I have a weakness for scented candles and the autumn-winter season brings many temptations. L’Artisan Parfumeur’s collection, for instance, offers plenty of reverie-inspiring options from  jasmine (Souffle de Jasmin) to saffron (Voyage à Constantinople) and more. The candles burn cleanly, without smoke or soot, and the scent lingers for a few hours in the air. These days I’m lighting Brise de Mimosa whenever I crave sunshine and verve. This candle is redolent of mimosa branches, green leaves, and violet flowers. The aroma of mimosa is delicate and complex, but Brise de Mimosa captures it well; it only takes a few minutes to fill my room with the scent of Provence.

If not mimosa, then I choose to festoon my room with the garlands of violets by lighting Molton Brown’s Exquisite Vanilla & Violet Flower candle.  True to its name, it smells of violet bonbon and fresh flowers and green notes make it airy. The lavender-tinted glass makes it a charming decorative item.

Another elegant option is Midi Eternel from the niche perfume house of Sulékó. Based in Paris, Sulékó draws on the French perfume traditions and the Slavic heritage of its founder, Anastasia Sokolow.
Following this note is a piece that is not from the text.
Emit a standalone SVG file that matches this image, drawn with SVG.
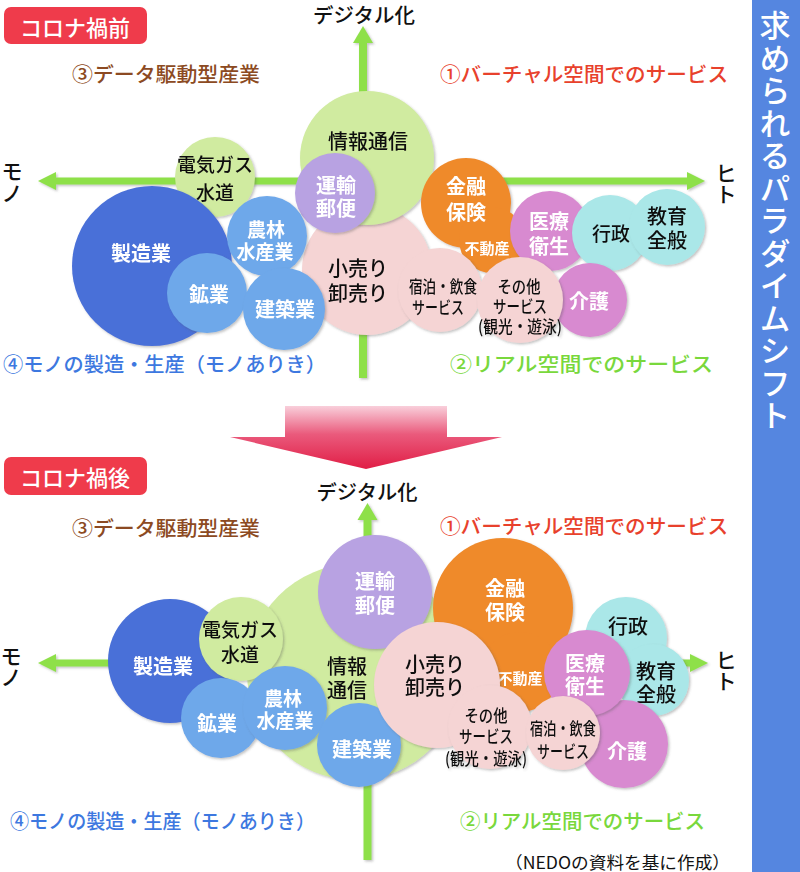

The perfume collection, for instance, was inspired by the Russian fairy tales, but the candle is a tribute to the south of France and its heady aromas. The main accent is green, with a touch of myrtle, rosemary, and pine needles for brightness. The salty nuance that becomes obvious the longer the candle burns evokes the scents of sea breeze and driftwood. Midi Eternel has a rejuvenating, crisp fragrance, perfect for those who prefer their room scents unsweetened.

Byredo’s Tree House candle is similarly polished. The main chord includes cedarwood, sandalwood, and hay, with allspice and myrrh adding darker, warmer layers. It was inspired by the creations of the Japanese wood master Takashi Kobayashi and his tree houses. Byredo’s idea captures the aromas of polished woods in a candle form. Even after the candle is snuffed out, the peppery, balsamic scent floats in the air, evoking glistening wood shavings in different shades of amber.

Pro tip: To make any candle release its scents evenly, burn it for no longer than two hours at the time and trim the wick on regular basis. It will delight you longer and keep its scent until the last drop of wax.

What are your favorite candles and home scents?